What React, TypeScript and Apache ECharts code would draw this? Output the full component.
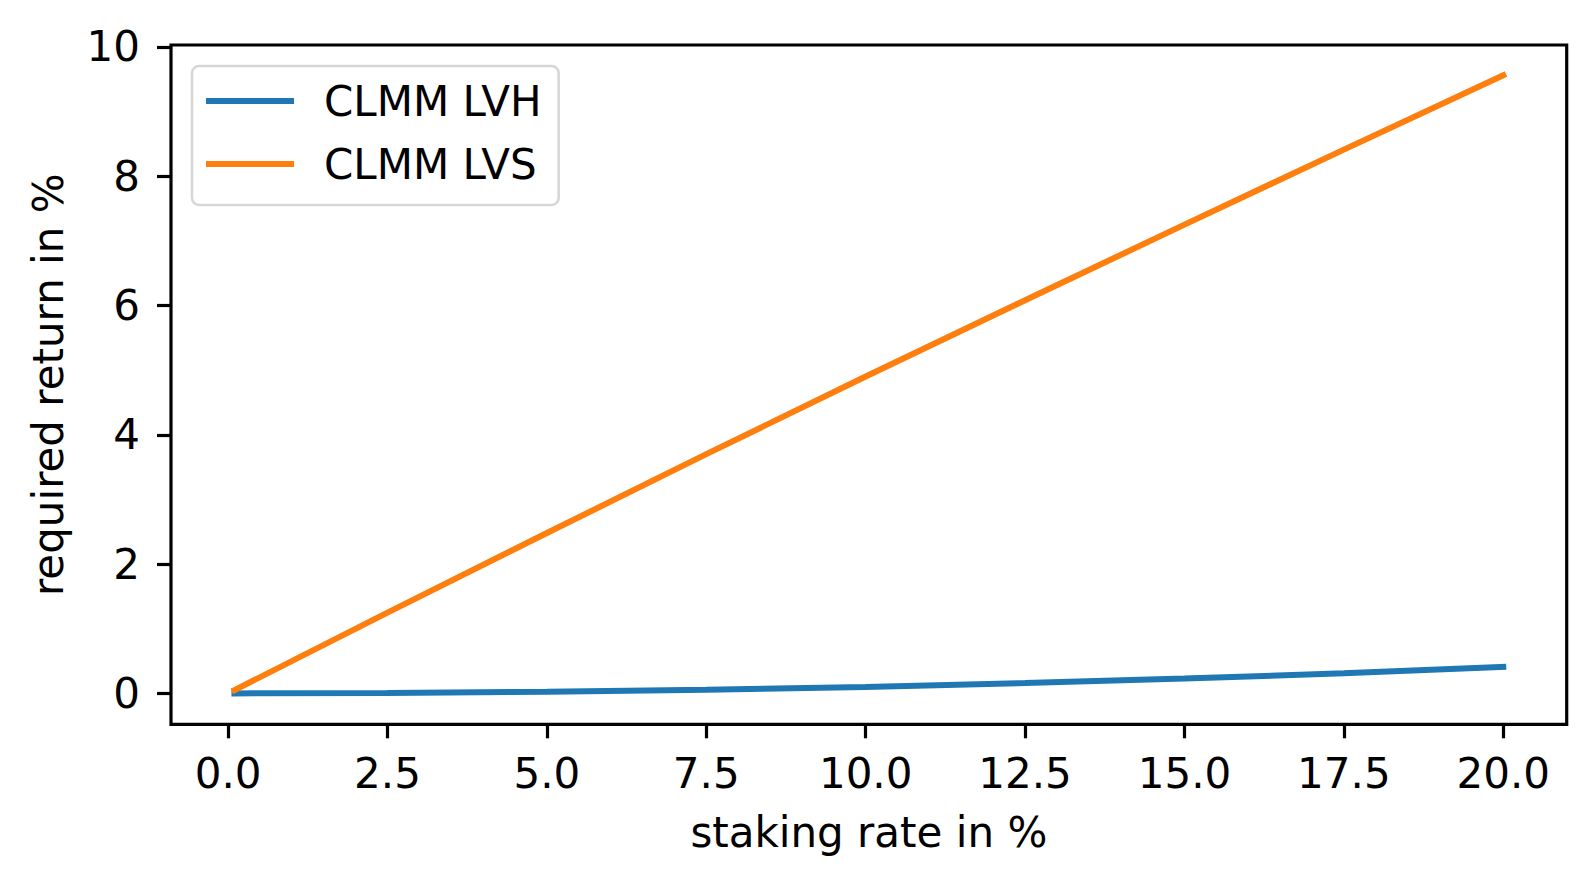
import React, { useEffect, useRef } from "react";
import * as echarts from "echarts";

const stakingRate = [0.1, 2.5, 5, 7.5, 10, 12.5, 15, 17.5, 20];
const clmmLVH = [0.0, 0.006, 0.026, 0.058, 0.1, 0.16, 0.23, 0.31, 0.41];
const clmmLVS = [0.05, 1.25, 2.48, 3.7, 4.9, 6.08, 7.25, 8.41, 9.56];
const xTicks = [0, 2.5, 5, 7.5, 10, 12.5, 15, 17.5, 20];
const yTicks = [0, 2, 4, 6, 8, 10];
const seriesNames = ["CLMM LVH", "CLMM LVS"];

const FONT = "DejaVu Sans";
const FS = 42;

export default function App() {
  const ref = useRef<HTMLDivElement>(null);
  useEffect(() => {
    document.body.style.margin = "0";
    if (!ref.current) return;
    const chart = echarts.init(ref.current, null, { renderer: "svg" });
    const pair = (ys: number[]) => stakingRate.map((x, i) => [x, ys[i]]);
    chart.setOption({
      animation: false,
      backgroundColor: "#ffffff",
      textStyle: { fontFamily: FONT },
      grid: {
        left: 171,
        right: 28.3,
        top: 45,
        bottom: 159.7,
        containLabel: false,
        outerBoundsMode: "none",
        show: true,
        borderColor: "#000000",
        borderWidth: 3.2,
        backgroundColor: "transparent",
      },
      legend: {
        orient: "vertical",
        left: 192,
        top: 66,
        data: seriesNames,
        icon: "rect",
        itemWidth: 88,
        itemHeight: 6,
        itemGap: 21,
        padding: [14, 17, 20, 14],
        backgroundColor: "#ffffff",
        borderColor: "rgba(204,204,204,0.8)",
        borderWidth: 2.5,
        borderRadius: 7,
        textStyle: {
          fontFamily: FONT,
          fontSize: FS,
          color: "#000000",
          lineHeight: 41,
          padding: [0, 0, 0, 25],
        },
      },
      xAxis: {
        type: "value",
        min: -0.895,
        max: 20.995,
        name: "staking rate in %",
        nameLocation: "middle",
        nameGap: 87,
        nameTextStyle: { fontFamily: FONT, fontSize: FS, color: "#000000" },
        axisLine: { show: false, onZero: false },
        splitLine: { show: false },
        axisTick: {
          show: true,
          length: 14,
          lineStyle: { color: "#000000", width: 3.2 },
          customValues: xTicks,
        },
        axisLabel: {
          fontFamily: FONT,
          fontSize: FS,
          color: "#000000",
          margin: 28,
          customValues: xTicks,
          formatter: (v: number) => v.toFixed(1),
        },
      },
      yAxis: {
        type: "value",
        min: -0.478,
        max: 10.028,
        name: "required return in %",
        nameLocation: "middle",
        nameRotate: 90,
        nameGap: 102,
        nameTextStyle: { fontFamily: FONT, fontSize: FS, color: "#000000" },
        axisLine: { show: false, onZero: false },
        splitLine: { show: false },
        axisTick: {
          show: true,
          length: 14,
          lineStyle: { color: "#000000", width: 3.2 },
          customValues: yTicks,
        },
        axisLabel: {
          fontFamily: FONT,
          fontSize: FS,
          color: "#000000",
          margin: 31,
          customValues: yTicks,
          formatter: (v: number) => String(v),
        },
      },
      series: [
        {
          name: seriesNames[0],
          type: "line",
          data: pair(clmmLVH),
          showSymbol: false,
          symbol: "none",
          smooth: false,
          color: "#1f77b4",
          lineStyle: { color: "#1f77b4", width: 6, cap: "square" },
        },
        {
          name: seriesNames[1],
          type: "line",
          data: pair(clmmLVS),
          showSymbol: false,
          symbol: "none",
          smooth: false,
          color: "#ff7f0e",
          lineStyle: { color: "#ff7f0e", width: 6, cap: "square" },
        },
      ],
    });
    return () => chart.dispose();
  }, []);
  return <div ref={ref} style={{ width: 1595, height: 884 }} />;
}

☆ ☆ ☆

What you have to do - Restate each line from the start of the listing through the line bearing "import * as" word for word. Drop the pictures.

Worked solution -
What React, TypeScript and Apache ECharts code would draw this? Output the full component.
import React, { useEffect, useRef } from "react";
import * as echarts from "echarts";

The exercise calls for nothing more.